Brain Food
There’s no two ways about it; Organic cotton is expensive compared to non-organic. A non-organic calico can cost as little as £0.65 a metre whereas the Organic Fairtrade calico that Bristol Recycled buys is £2.77 metre.
However, there are hidden costs of using a non-organic calico that we, as a business, want to avoid. Over two-thirds of the world’s cotton is grown in developing countries and the former Soviet Union with a value of over $30 billion every year. This market isn’t supporting the rural farmers that produce the cotton, it’s exploiting them and their families.
An estimated 20,000 agricultural workers a year die from pesticide poisoning; each year hundreds of thousands of children in central Asia, India and West Africa are forced to work in cotton fields for little or no pay; vast swathes of important habitat and ecosystems have been obliterated by heavy pesticide use; land has been sucked dry of water all over the developing world in order to produce cheap fabric for the Western markets.
Why is Organic Fairtrade cotton better?
Organic cotton production is the only farming system by which cotton is produced entirely free of chemical pesticides - and thereby without the risks that such chemicals pose to human health and the environment.
Instead of pesticides, natural predator populations are nurtured within cotton production zones and measures such as intercropping and crop rotation are used to halt the development of cotton pest populations.
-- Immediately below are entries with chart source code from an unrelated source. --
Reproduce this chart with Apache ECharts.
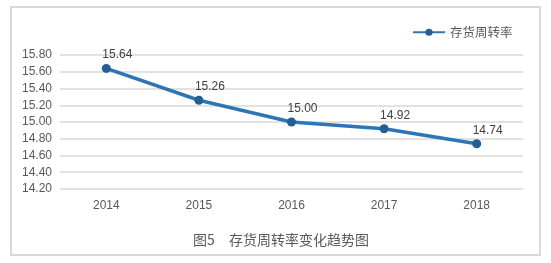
<!DOCTYPE html>
<html>
<head>
<meta charset="utf-8">
<script src="https://cdn.jsdelivr.net/npm/echarts@6/dist/echarts.min.js"></script>
<style>
  html, body { margin: 0; padding: 0; background: #fff; }
  #chart { width: 551px; height: 263px; }
</style>
</head>
<body>
<div id="chart"></div>
<script>
const years = ["2014", "2015", "2016", "2017", "2018"];
const turnover = [15.64, 15.26, 15.0, 14.92, 14.74];
const seriesName = "存货周转率";
const caption = "图5\u3000存货周转率变化趋势图";

const chart = echarts.init(document.getElementById("chart"));
const font = "'Noto Sans CJK SC', 'Microsoft YaHei', sans-serif";
const numFont = "'Liberation Sans', Arial, sans-serif";

chart.setOption({
  animation: false,
  textStyle: { fontFamily: font },
  graphic: [
    {
      type: "rect",
      shape: { x: 11, y: 7, width: 529, height: 248 },
      style: { fill: "none", stroke: "#d9d9d9", lineWidth: 2 },
      silent: true,
    },
  ],
  title: {
    text: caption,
    left: 276,
    textAlign: "center",
    top: 228,
    textStyle: { fontSize: 14, fontWeight: "normal", color: "#595959", fontFamily: font },
  },
  legend: {
    data: [seriesName],
    left: 407,
    top: 21,
    itemWidth: 32,
    itemHeight: 9,
    itemGap: 3,
    textStyle: { fontSize: 12.5, color: "#595959", fontFamily: font },
  },
  grid: { left: 60, right: 28, top: 55, bottom: 74 },
  xAxis: {
    type: "category",
    data: years,
    boundaryGap: true,
    axisLine: { show: false },
    axisTick: { show: false },
    axisLabel: { color: "#595959", fontSize: 12, margin: 11, fontFamily: numFont },
  },
  yAxis: {
    type: "value",
    min: 14.2,
    max: 15.8,
    interval: 0.2,
    axisLine: { show: false },
    axisTick: { show: false },
    axisLabel: {
      color: "#595959",
      fontSize: 12,
      margin: 8,
      fontFamily: numFont,
      formatter: (v) => v.toFixed(2),
    },
    splitLine: { lineStyle: { color: "#d9d9d9", width: 1.5 } },
  },
  series: [
    {
      name: seriesName,
      type: "line",
      data: turnover,
      symbol: "circle",
      symbolSize: 9,
      lineStyle: { color: "#2e75b6", width: 3.5 },
      itemStyle: { color: "#255e91" },
      label: {
        show: true,
        position: "top",
        distance: 3,
        offset: [11, 0],
        color: "#404040",
        fontSize: 12,
        fontFamily: numFont,
        formatter: (p) => p.value.toFixed(2),
      },
    },
  ],
});
</script>
</body>
</html>
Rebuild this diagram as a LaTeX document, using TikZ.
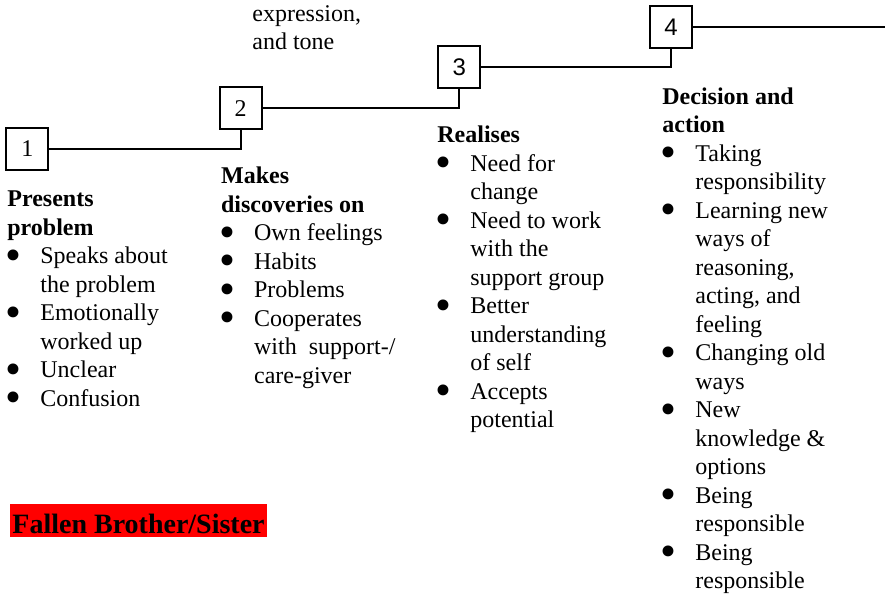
\documentclass[tikz,border=0pt]{standalone}
\usepackage{fontspec}
\setmainfont{Liberation Serif}
\newfontfamily\sansnum{Liberation Sans}
\usepackage{tikz}
\usetikzlibrary{positioning}
\tikzset{numbox/.style={draw=black, line width=1pt, minimum width=21pt, minimum height=21pt, inner sep=0pt, font=\fontsize{12}{14}\selectfont},
%one column of text, placed at the baseline of its first line
coltext/.style={anchor=base west, inner sep=0pt, font=\fontsize{12}{14.25}\selectfont},
stair/.style={draw=black, line width=1pt}}
\newcommand{\bul}{\makebox[16.5pt][l]{\hspace*{-0.8pt}\smash{\raisebox{-3.2pt}{\scalebox{1.9}{\textbullet}}}}}
\newcommand{\ind}{\hspace*{16.5pt}}

\begin{document}
\begin{tikzpicture}[x=0.5pt,y=-0.5pt]
  \useasboundingbox (0,0) rectangle (888,597);

  \node[numbox] at (27.3,148.7) (b1) {1};
  \node[numbox] at (240.7,108.3) (b2) {2};
  \node[numbox] at (459.2,67.3) (b3) {\sansnum 3};
  \node[numbox] at (671,27.2) (b4) {\sansnum 4};
  \coordinate (e4) at (885,27.2);

  \draw[stair] (b1.east) -| (b2.south);
  \draw[stair] (b2.east) -| (b3.south);
  \draw[stair] (b3.east) -| (b4.south);
  \draw[stair] (b4.east) -- (e4);

  \node[coltext] at (252,21.5) (top) {\begin{tabular}[t]{@{}l@{}}
    expression,\\ and tone\end{tabular}};

  \node[coltext] at (7,206.7) (c1) {\begin{tabular}[t]{@{}l@{}}
    \textbf{Presents}\\ \textbf{problem}\\
    \bul Speaks about\\ \ind the problem\\
    \bul Emotionally\\ \ind worked up\\
    \bul Unclear\\
    \bul Confusion\end{tabular}};

  \node[coltext] at (220.7,184) (c2) {\begin{tabular}[t]{@{}l@{}}
    \textbf{Makes}\\ \textbf{discoveries on}\\
    \bul Own feelings\\
    \bul Habits\\
    \bul Problems\\
    \bul Cooperates\\ \ind with\ \ support-/\\ \ind care-giver\end{tabular}};

  \node[coltext] at (437,143) (c3) {\begin{tabular}[t]{@{}l@{}}
    \textbf{Realises}\\
    \bul Need for\\ \ind change\\
    \bul Need to work\\ \ind with the\\ \ind support group\\
    \bul Better\\ \ind understanding\\ \ind of self\\
    \bul Accepts\\ \ind potential\end{tabular}};

  \node[coltext] at (662,104.3) (c4) {\begin{tabular}[t]{@{}l@{}}
    \textbf{Decision and}\\ \textbf{action}\\
    \bul Taking\\ \ind responsibility\\
    \bul Learning new\\ \ind ways of\\ \ind reasoning,\\ \ind acting, and\\ \ind feeling\\
    \bul Changing old\\ \ind ways\\
    \bul New\\ \ind knowledge \&\\ \ind options\\
    \bul Being\\ \ind responsible\\
    \bul Being\\ \ind responsible\end{tabular}};

  \node[anchor=base west, fill=red, inner xsep=1pt, inner ysep=0pt, text height=14.6pt, text depth=1.7pt,
    font=\fontsize{14}{16}\selectfont\bfseries] at (10,533.3) (fallen) {Fallen Brother/Sister};
\end{tikzpicture}
\end{document}
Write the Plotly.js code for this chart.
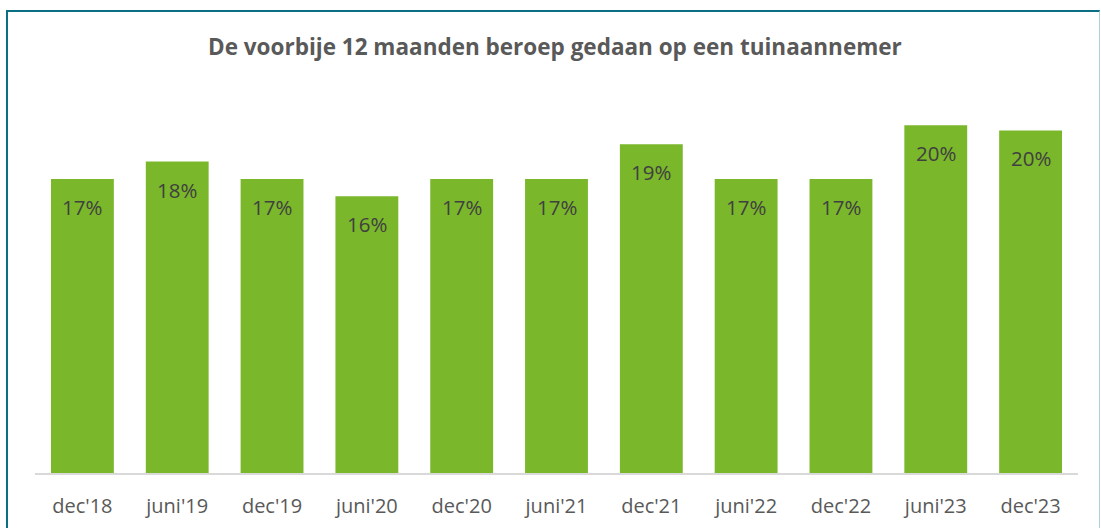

The Fairtrade certification secures better prices, decent working conditions, local sustainability, and fair terms of trade for farmers and workers in the developing world. By requiring companies to pay sustainable prices (which must never fall lower than the market price), Fairtrade addresses the injustices of conventional trade, which traditionally discriminates against the poorest, weakest producers. It enables them to improve their position and have more control over their lives.
In short this means the people producing Fairtrade Organic Calico do not get subjected to poisonous and harmful chemicals, children are not used to produce the fabrics or collect the fibre, all producers are paid a fair wage, the land is given a chance to replenish itself naturally through crop rotation and organic fertilisers, the environment isn’t harmed by the use of destructive pesticides.